YOUR TASK: The listing below begins with the first line you should copy; stop after the line containing "font=\bigfont] (s3t) at", and drop every picture.

AVAILABLE RECORDS:
━━━━━━━━━━

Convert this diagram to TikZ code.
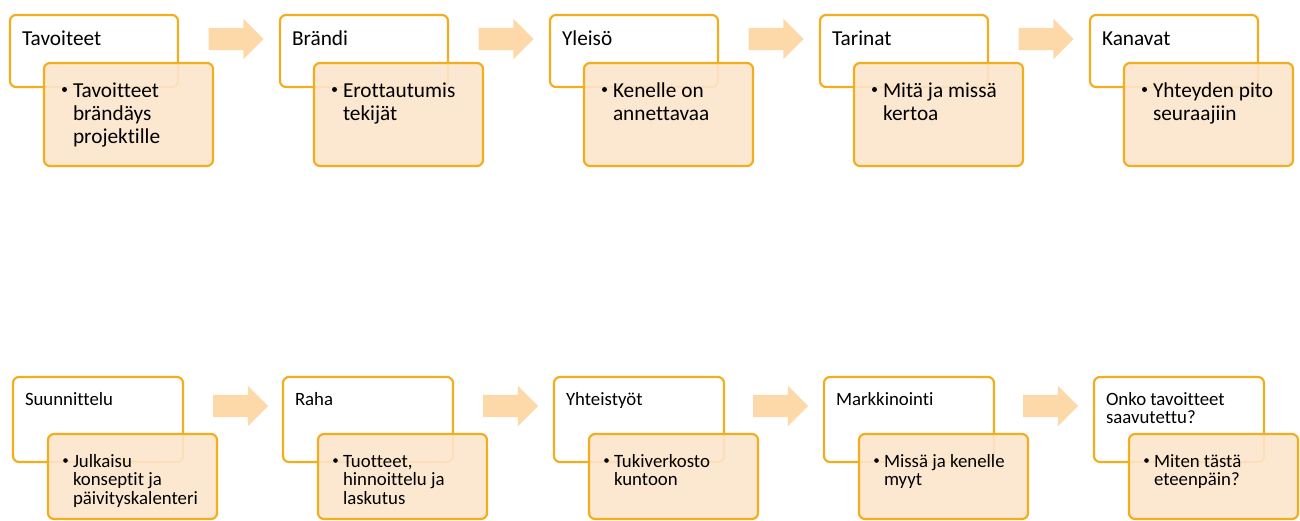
\documentclass[tikz,border=0pt]{standalone}
\usepackage{fontspec}
\setmainfont{Carlito}[Ligatures=NoCommon]
\usetikzlibrary{shapes.arrows}

\definecolor{gold}{RGB}{242,174,30}
\definecolor{peach}{RGB}{252,229,204}
\definecolor{pale}{RGB}{253,217,170}

\newcommand{\bigfont}{\fontsize{21.3}{23}\selectfont}
\newcommand{\smallfont}{\fontsize{18.8}{18.6}\selectfont}
\newcommand{\lines}[1]{\begin{tabular}[t]{@{}l@{}}#1\end{tabular}}

\begin{document}
\begin{tikzpicture}[x=1pt,y=-1pt]
            \tikzstyle{head}=[draw=gold, fill=white, line width=2.2pt,
            rounded corners=6pt, anchor=north west, inner sep=0pt, outer sep=0pt]
            \tikzstyle{sub}=[head, fill=peach, fill opacity=0.9]
            \tikzstyle{flow}=[single arrow, fill=pale, inner sep=11pt,
            minimum height=55pt, single arrow head extend=9pt]
            \tikzstyle{txt}=[anchor=base west, inner sep=0pt, outer sep=0pt]
            \tikzstyle{dot}=[circle, fill=black, inner sep=0pt, minimum size=5pt]
            \useasboundingbox (0,0) rectangle (1300,520);

            % upper row
            \node[head, minimum width=168pt, minimum height=72pt] (h1) at (10,15) {};
            \node[sub, minimum width=169pt, minimum height=103pt] (s1) at (44,63) {};
            \node[txt, font=\bigfont] (h1t) at (22,45) {Tavoiteet};
            \node[dot] (s1d) at (64.5,89.5) {};
            \node[txt, font=\bigfont] (s1t) at (73,97) {\lines{Tavoitteet\\brändäys\\projektille}};

            \node[head, minimum width=168pt, minimum height=72pt] (h2) at (280,15) {};
            \node[sub, minimum width=169pt, minimum height=103pt] (s2) at (314,63) {};
            \node[txt, font=\bigfont] (h2t) at (292,45) {Brändi};
            \node[dot] (s2d) at (334.5,89.5) {};
            \node[txt, font=\bigfont] (s2t) at (343,97) {\lines{Erottautumis\\tekijät}};

            \node[head, minimum width=168pt, minimum height=72pt] (h3) at (550,15) {};
            \node[sub, minimum width=169pt, minimum height=103pt] (s3) at (584,63) {};
            \node[txt, font=\bigfont] (h3t) at (562,45) {Yleisö};
            \node[dot] (s3d) at (604.5,89.5) {};
            \node[txt, font=\bigfont] (s3t) at (613,97) {\lines{Kenelle on\\annettavaa}};

            \node[head, minimum width=168pt, minimum height=72pt] (h4) at (820,15) {};
            \node[sub, minimum width=169pt, minimum height=103pt] (s4) at (854,63) {};
            \node[txt, font=\bigfont] (h4t) at (832,45) {Tarinat};
            \node[dot] (s4d) at (874.5,89.5) {};
            \node[txt, font=\bigfont] (s4t) at (883,97) {\lines{Mitä ja missä\\kertoa}};

            \node[head, minimum width=168pt, minimum height=72pt] (h5) at (1090,15) {};
            \node[sub, minimum width=169pt, minimum height=103pt] (s5) at (1124,63) {};
            \node[txt, font=\bigfont] (h5t) at (1102,45) {Kanavat};
            \node[dot] (s5d) at (1144.5,89.5) {};
            \node[txt, font=\bigfont] (s5t) at (1153,97) {\lines{Yhteyden pito\\seuraajiin}};

            \node[flow] (r1) at (230.5,39) {};
            \node[flow] (r2) at (500.5,39) {};
            \node[flow] (r3) at (770.5,39) {};
            \node[flow] (r4) at (1040.5,39) {};

            % lower row
            \node[head, minimum width=170pt, minimum height=85pt] (h6) at (13,377) {};
            \node[sub, minimum width=169pt, minimum height=85pt] (s6) at (48,434) {};
            \node[txt, font=\smallfont] (h6t) at (25,405) {Suunnittelu};
            \node[dot, minimum size=4.6pt] (s6d) at (65.5,460.5) {};
            \node[txt, font=\smallfont] (s6t) at (73,467) {\lines{Julkaisu\\konseptit ja\\päivityskalenteri}};

            \node[head, minimum width=170pt, minimum height=85pt] (h7) at (283,377) {};
            \node[sub, minimum width=169pt, minimum height=85pt] (s7) at (318,434) {};
            \node[txt, font=\smallfont] (h7t) at (295,405) {Raha};
            \node[dot, minimum size=4.6pt] (s7d) at (335.5,460.5) {};
            \node[txt, font=\smallfont] (s7t) at (343,467) {\lines{Tuotteet,\\hinnoittelu ja\\laskutus}};

            \node[head, minimum width=170pt, minimum height=85pt] (h8) at (554,377) {};
            \node[sub, minimum width=169pt, minimum height=85pt] (s8) at (589,434) {};
            \node[txt, font=\smallfont] (h8t) at (566,405) {Yhteistyöt};
            \node[dot, minimum size=4.6pt] (s8d) at (606.5,460.5) {};
            \node[txt, font=\smallfont] (s8t) at (614,467) {\lines{Tukiverkosto\\kuntoon}};

            \node[head, minimum width=170pt, minimum height=85pt] (h9) at (824,377) {};
            \node[sub, minimum width=169pt, minimum height=85pt] (s9) at (859,434) {};
            \node[txt, font=\smallfont] (h9t) at (836,405) {Markkinointi};
            \node[dot, minimum size=4.6pt] (s9d) at (876.5,460.5) {};
            \node[txt, font=\smallfont] (s9t) at (884,467) {\lines{Missä ja kenelle\\myyt}};

            \node[head, minimum width=170pt, minimum height=85pt] (h10) at (1094,377) {};
            \node[sub, minimum width=169pt, minimum height=85pt] (s10) at (1129,434) {};
            \node[txt, font=\smallfont] (h10t) at (1106,405) {\lines{Onko tavoitteet\\saavutettu?}};
            \node[dot, minimum size=4.6pt] (s10d) at (1146.5,460.5) {};
            \node[txt, font=\smallfont] (s10t) at (1154,467) {\lines{Miten tästä\\eteenpäin?}};

            \node[flow] (r5) at (235,406) {};
            \node[flow] (r6) at (505,406) {};
            \node[flow] (r7) at (775,406) {};
            \node[flow] (r8) at (1045,406) {};
        \end{tikzpicture}
\end{document}
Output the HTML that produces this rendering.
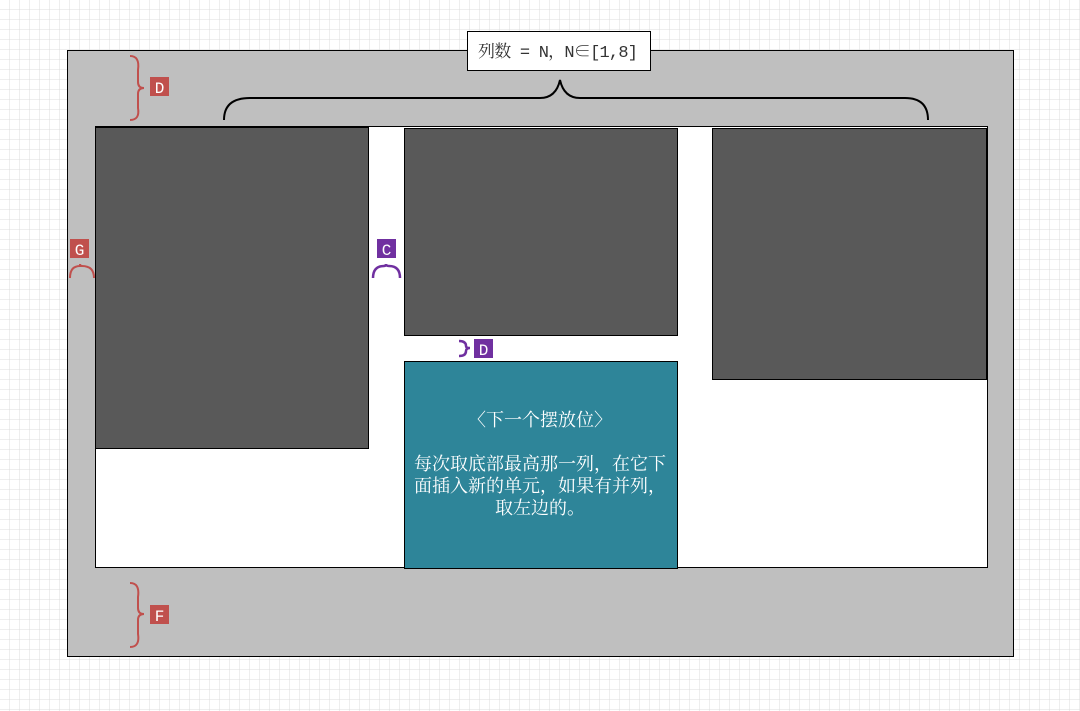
<!DOCTYPE html>
<html><head><meta charset="utf-8"><style>
html,body{margin:0;padding:0;background:#fff;}
svg{display:block;}
text{font-family:"Liberation Serif","Noto Serif CJK SC",serif;}
.m{font-family:"Liberation Mono","Noto Serif CJK SC",monospace;}
</style></head><body>
<svg width="1080" height="711" viewBox="0 0 1080 711" xmlns="http://www.w3.org/2000/svg">
<defs>
<pattern id="g" width="10" height="10" patternUnits="userSpaceOnUse">
<path d="M10 0V10M0 10H10" stroke="#dcdcdc" stroke-width="1" fill="none"/>
</pattern>
</defs>
<rect width="1080" height="711" fill="#fff"/>
<rect width="1080" height="711" fill="url(#g)"/>
<rect x="67.5" y="50.5" width="946" height="606" fill="#bfbfbf" stroke="#000"/>
<rect x="95.5" y="126.5" width="892" height="441" fill="#fff" stroke="#000"/>
<rect x="95.5" y="127.5" width="273" height="321" fill="#595959" stroke="#000"/>
<rect x="404.5" y="128.5" width="273" height="207" fill="#595959" stroke="#000"/>
<rect x="712.5" y="128.5" width="274" height="251" fill="#595959" stroke="#000"/>
<rect x="404.5" y="361.5" width="273" height="207" fill="#2e8599" stroke="#000"/>
<text x="540" y="426" font-size="18" fill="#fff" text-anchor="middle">〈下一个摆放位〉</text>
<text x="540" y="470" font-size="18" fill="#fff" text-anchor="middle" textLength="252">每次取底部最高那一列，在它下</text>
<text x="540" y="492" font-size="18" fill="#fff" text-anchor="middle" textLength="252">面插入新的单元，如果有并列，</text>
<text x="540" y="514" font-size="18" fill="#fff" text-anchor="middle">取左边的。</text>
<path d="M224 120 Q224 98 250 98 L540 98 Q556 98 560 80 Q564 98 580 98 L905 98 Q928 98 928 120" fill="none" stroke="#000" stroke-width="2"/>
<rect x="467.5" y="31.5" width="183" height="39" fill="#fff" stroke="#000"/>
<text x="558" y="57" font-size="17" fill="#333" text-anchor="middle" class="m" textLength="160">列数 = N，N∈[1,8]</text>
<path d="M130 56 Q140 56 138 70 L138 82 Q138 88 144 88 Q138 88 138 94 L138 108 Q140 120 130 120" fill="none" stroke="#c0504d" stroke-width="2"/>
<rect x="150" y="77" width="19" height="19" fill="#c0504d"/>
<text x="159.5" y="93" font-size="16" fill="#fff" text-anchor="middle" class="m">D</text>
<rect x="70" y="239" width="19" height="19" fill="#c0504d"/>
<text x="79.5" y="255" font-size="16" fill="#fff" text-anchor="middle" class="m">G</text>
<path d="M70 278 Q70 266 80 266 Q80 266 80 264 Q80 266 82 266 Q94 266 94 278" fill="none" stroke="#c0504d" stroke-width="2"/>
<rect x="377" y="239" width="19" height="19" fill="#7030a0"/>
<text x="386.5" y="255" font-size="16" fill="#fff" text-anchor="middle" class="m">C</text>
<path d="M373 278 Q373 266 384 266 Q386 266 386 264 Q386 266 389 266 Q400 266 400 278" fill="none" stroke="#7030a0" stroke-width="2.5"/>
<path d="M459 341 Q466 341 466 346 Q466 348 470 348 Q466 348 466 351 Q466 356 459 356" fill="none" stroke="#7030a0" stroke-width="2.5"/>
<rect x="474" y="339" width="19" height="19" fill="#7030a0"/>
<text x="483.5" y="355" font-size="16" fill="#fff" text-anchor="middle" class="m">D</text>
<path d="M130 583 Q140 583 138 597 L138 608 Q138 614 144 614 Q138 614 138 620 L138 634 Q140 647 130 647" fill="none" stroke="#c0504d" stroke-width="2"/>
<rect x="150" y="605" width="19" height="19" fill="#c0504d"/>
<text x="159.5" y="621" font-size="16" fill="#fff" text-anchor="middle" class="m">F</text>
</svg>
</body></html>
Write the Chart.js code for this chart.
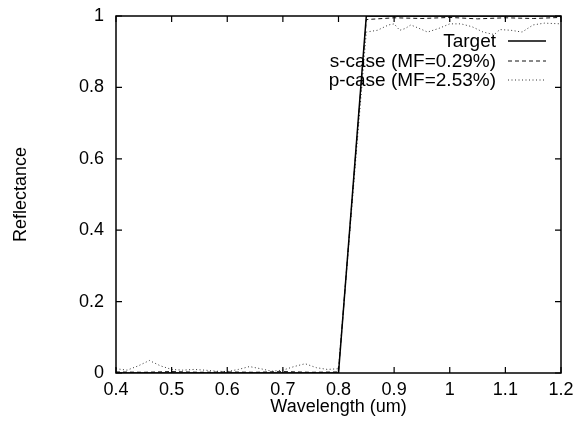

━━━━━━━━━━

EXERCISE ANSWER:
Convert this diagram to TikZ code.
\documentclass[tikz,border=0pt]{standalone}
\usepackage{fontspec}
\setmainfont{Carlito}[Ligatures=NoCommon]
\usetikzlibrary{shapes.arrows}

\definecolor{gold}{RGB}{242,174,30}
\definecolor{peach}{RGB}{252,229,204}
\definecolor{pale}{RGB}{253,217,170}

\newcommand{\bigfont}{\fontsize{21.3}{23}\selectfont}
\newcommand{\smallfont}{\fontsize{18.8}{18.6}\selectfont}
\newcommand{\lines}[1]{\begin{tabular}[t]{@{}l@{}}#1\end{tabular}}

\begin{document}
\begin{tikzpicture}[x=1pt,y=-1pt]
            \tikzstyle{head}=[draw=gold, fill=white, line width=2.2pt,
            rounded corners=6pt, anchor=north west, inner sep=0pt, outer sep=0pt]
            \tikzstyle{sub}=[head, fill=peach, fill opacity=0.9]
            \tikzstyle{flow}=[single arrow, fill=pale, inner sep=11pt,
            minimum height=55pt, single arrow head extend=9pt]
            \tikzstyle{txt}=[anchor=base west, inner sep=0pt, outer sep=0pt]
            \tikzstyle{dot}=[circle, fill=black, inner sep=0pt, minimum size=5pt]
            \useasboundingbox (0,0) rectangle (1300,520);

            % upper row
            \node[head, minimum width=168pt, minimum height=72pt] (h1) at (10,15) {};
            \node[sub, minimum width=169pt, minimum height=103pt] (s1) at (44,63) {};
            \node[txt, font=\bigfont] (h1t) at (22,45) {Tavoiteet};
            \node[dot] (s1d) at (64.5,89.5) {};
            \node[txt, font=\bigfont] (s1t) at (73,97) {\lines{Tavoitteet\\brändäys\\projektille}};

            \node[head, minimum width=168pt, minimum height=72pt] (h2) at (280,15) {};
            \node[sub, minimum width=169pt, minimum height=103pt] (s2) at (314,63) {};
            \node[txt, font=\bigfont] (h2t) at (292,45) {Brändi};
            \node[dot] (s2d) at (334.5,89.5) {};
            \node[txt, font=\bigfont] (s2t) at (343,97) {\lines{Erottautumis\\tekijät}};

            \node[head, minimum width=168pt, minimum height=72pt] (h3) at (550,15) {};
            \node[sub, minimum width=169pt, minimum height=103pt] (s3) at (584,63) {};
            \node[txt, font=\bigfont] (h3t) at (562,45) {Yleisö};
            \node[dot] (s3d) at (604.5,89.5) {};
            \node[txt, font=\bigfont] (s3t) at (613,97) {\lines{Kenelle on\\annettavaa}};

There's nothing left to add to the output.